Task brief.
Within the listing below, locate all lines containing the word "this". Copy each one.

The input.
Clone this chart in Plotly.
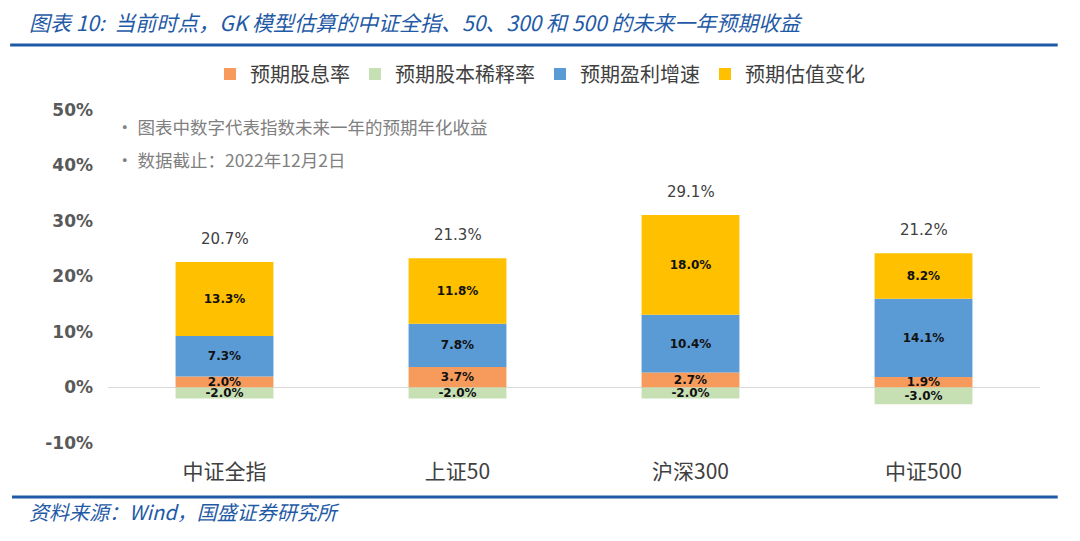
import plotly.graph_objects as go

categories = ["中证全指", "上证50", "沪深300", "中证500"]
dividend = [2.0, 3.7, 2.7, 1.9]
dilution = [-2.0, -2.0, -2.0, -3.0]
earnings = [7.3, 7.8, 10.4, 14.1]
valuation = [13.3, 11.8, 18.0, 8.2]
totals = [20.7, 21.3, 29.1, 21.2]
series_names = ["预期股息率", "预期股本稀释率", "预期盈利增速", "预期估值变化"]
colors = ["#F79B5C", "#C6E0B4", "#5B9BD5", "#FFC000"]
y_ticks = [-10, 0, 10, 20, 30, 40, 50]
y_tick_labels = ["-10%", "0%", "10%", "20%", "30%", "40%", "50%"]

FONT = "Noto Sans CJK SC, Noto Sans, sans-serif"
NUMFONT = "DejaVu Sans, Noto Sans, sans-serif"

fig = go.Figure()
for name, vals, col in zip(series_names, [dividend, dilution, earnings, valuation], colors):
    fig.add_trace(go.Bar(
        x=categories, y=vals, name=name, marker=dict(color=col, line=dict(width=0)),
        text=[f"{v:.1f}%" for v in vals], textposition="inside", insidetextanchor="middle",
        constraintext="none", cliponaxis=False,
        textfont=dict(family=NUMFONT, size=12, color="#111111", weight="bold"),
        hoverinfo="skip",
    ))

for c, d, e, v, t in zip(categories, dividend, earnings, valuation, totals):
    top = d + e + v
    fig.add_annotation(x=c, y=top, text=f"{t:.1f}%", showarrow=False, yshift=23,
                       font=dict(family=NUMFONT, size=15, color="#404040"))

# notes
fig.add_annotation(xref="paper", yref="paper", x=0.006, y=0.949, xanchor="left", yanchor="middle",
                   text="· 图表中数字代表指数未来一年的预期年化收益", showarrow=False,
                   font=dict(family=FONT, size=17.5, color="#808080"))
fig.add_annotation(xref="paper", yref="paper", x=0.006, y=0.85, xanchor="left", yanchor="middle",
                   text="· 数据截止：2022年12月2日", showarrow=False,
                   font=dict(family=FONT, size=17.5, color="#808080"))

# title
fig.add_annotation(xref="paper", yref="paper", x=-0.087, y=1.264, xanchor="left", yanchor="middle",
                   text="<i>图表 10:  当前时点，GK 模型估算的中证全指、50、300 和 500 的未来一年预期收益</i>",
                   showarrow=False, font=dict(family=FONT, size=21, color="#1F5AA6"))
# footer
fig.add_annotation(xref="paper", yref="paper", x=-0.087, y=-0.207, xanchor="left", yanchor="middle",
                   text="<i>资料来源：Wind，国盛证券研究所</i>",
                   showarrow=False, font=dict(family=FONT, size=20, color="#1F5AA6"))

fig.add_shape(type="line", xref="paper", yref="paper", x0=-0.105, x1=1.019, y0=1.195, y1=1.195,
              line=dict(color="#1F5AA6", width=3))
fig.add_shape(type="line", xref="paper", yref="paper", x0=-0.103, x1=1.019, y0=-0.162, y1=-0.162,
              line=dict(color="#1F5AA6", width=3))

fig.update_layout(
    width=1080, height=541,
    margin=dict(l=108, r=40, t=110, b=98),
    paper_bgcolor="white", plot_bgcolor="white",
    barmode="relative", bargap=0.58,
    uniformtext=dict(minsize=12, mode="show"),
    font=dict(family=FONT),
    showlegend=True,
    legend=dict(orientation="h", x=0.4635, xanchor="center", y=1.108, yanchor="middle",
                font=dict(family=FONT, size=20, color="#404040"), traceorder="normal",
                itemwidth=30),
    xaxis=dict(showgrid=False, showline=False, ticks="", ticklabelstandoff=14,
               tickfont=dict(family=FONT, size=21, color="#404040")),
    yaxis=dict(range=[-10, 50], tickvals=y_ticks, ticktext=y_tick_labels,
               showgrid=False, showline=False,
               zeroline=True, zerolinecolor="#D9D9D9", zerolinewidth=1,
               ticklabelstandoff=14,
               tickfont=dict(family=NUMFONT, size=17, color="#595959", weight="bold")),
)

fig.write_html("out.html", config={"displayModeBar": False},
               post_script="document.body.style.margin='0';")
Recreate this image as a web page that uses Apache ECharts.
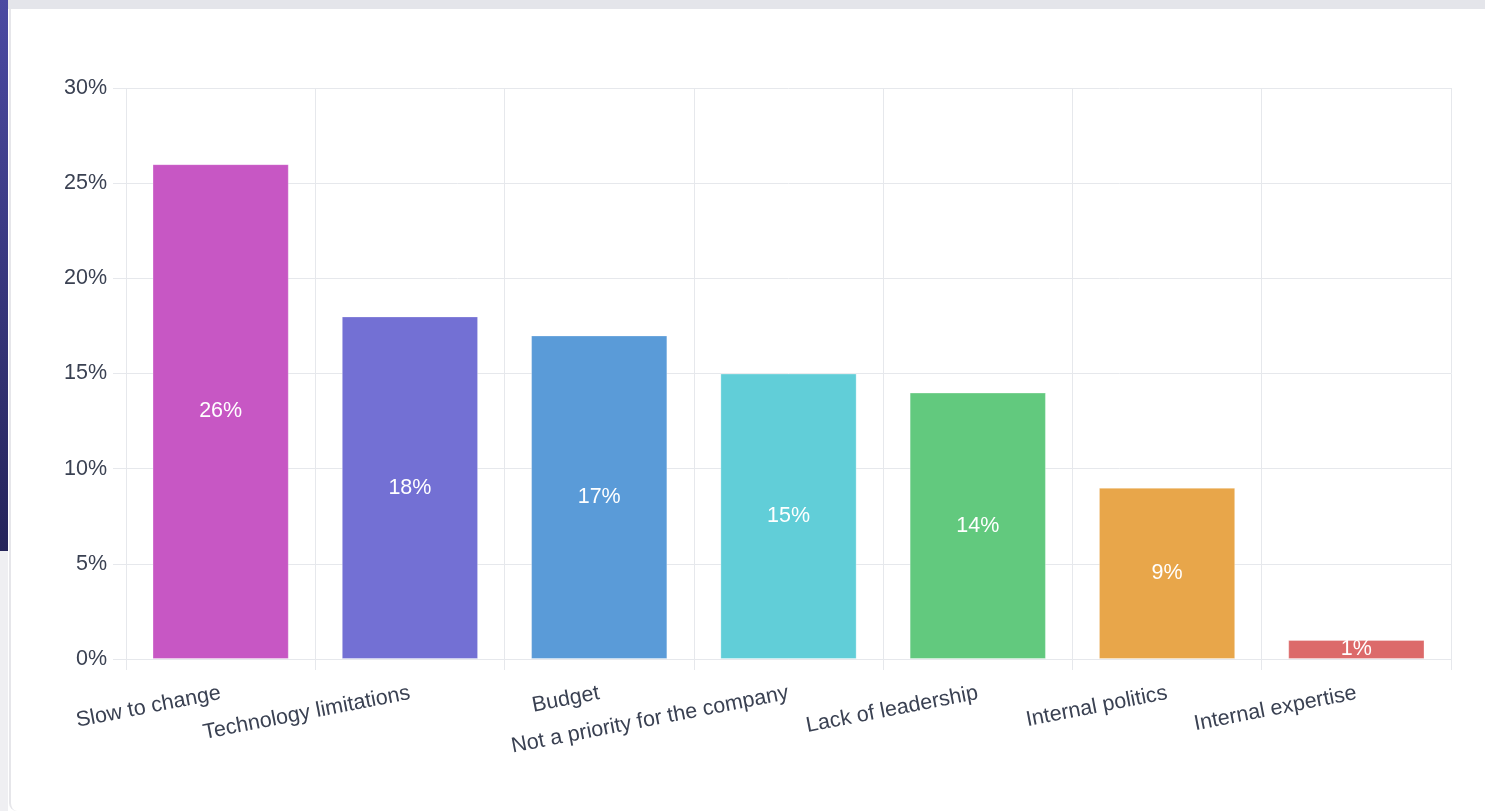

Solution to the exercise.
Clone this chart in Plotly.
Recreate this image as a web page that uses Apache ECharts.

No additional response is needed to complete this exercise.